Open letter to State Auditor Brian Sonntag, November 21, 2011

Brian Sonntag
State Auditor

Mr. Sonntag,

Last week I sent this to the attention of three employees of your office and have yet to receive any response from any of them.

Could I trouble you to look into why any employee of the State Auditor’s Office would even consider it “unfortunate” when a citizen files a Citizen Hotline Complaint with your office and seeks an accountability review of a government agency?

And, if you have the chance, I would like to know how the hourly rate is determined for such audits. The agency discussed is assessed a 128 hour audit and I see by the report from the exit conference that the total cost to the district has been increasing these past few years. Since the hours have not changed, can I assume this is related to salary changes?


Jerry Galland


Standard government response: Ignore. No answer as of December 7th


“Unfortunate” Open Letter


Still waiting for a response, but on the 14th, I sent this email to three members of the Washington State Auditor’s Office:



Tammy Bigelow

Tony Cullerton

Mindy Chamber

Washington State Auditor’s Office


Below is a link to a short portion of video* taken at the October 25, 2011 South King Fire & Rescue regular Board of Commissioners meeting.

To say the least, when the public perception is that the purpose of an audit is to review financial records; the role of an auditor employed by the Washington State Auditor’s Office is to review public agency financials, and the State Auditor’s Office has in place reporting procedures for citizens, agency employees (whistleblower) and fraud reporters to register potential violations, that an employee of the State Auditor’s Office would include in their report “It is unfortunate that time and resources were spent investigating complaints when they could have been auditing other areas” to characterize in any manner that investigating, during the course of a regularly scheduled audit, a report by a citizen of potential improper use of tax payers money would be “unfortunate”.

Commissioner Mark Freitas was trying to determine who used the sentence that was included in the committee report.

Commissioners James A Fossos can be clearly heard stating that “the auditor said it” and this was confirmed by Commissioner William Gates, Chairman of the board.

I am appalled by even the implication that an employee of the Washington State Auditor’s Office could possibly consider simply doing their job and looking into possible financial abuses in public agencies is a nuisance or “unfortunate” use of resources.

Also, I direct you to the official website of South King Fire & Rescue where the inference is restated in a press release** and publicly repeated in the Federal Way Mirror ***

Amazing, considering that accepting and investigating citizen complaints is one of the SAO’s core functions.
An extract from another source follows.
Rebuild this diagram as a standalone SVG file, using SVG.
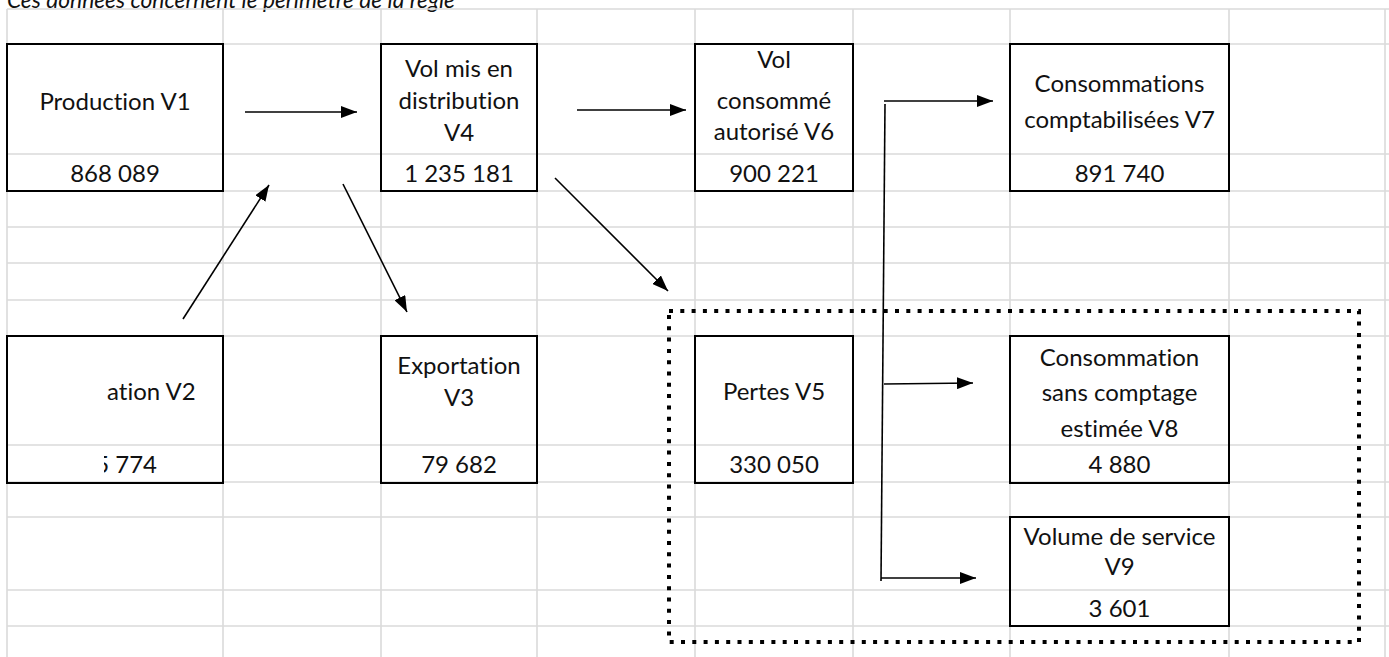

I am extremely anxious to hear the explanation for this unfortunate comment.


Jerry Galland



* You may have to turn the volume up to hear it clearly:




**Community Press Release Contact: CFO David Lawson 253.946.7323


South King Fire & Rescue Commissioners Delighted with another Flawless Audit

Federal Way, Wa – South King Fire & Rescue just completed their exit interview with the Washington State Auditor’s office and were pleased that the report “does not include any findings”, as noted directly from the exit conference.

“It is important for us to be fiscally responsible and financially transparent” said Board Vice-chairman James Fossos after reviewing the draft report. “We have tremendous confidence in Fire Chief Al Church, and our Chief Financial Officer David Lawson.”

The required audit is part of a regular annual review of the department’s financial practices and finances conducted by the Washington State Auditor’s Office.

“We’re very pleased, yet not surprised with these results,” said Board Chairman Bill Gates. “This audit marked the tenth consecutive year that no findings were reported. We continue to be good stewards of our citizen’s tax dollars.”

The state budgeted 128 hours of staff time for the audit which the district pays for out of its general budget. The cost of this audit was $10,855. This year however, some of the budgeted hours were spent investigating four separate citizen hotline complaints. The audit concluded that “the District was not in violation of any applicable RCW’s, BARS guidance, or other authoritative sources” in any of the areas the auditors examined. The audit found the complaints to be totally unsubstantiated and unfortunately detracted from time that could have been spent reviewing compliance in other areas.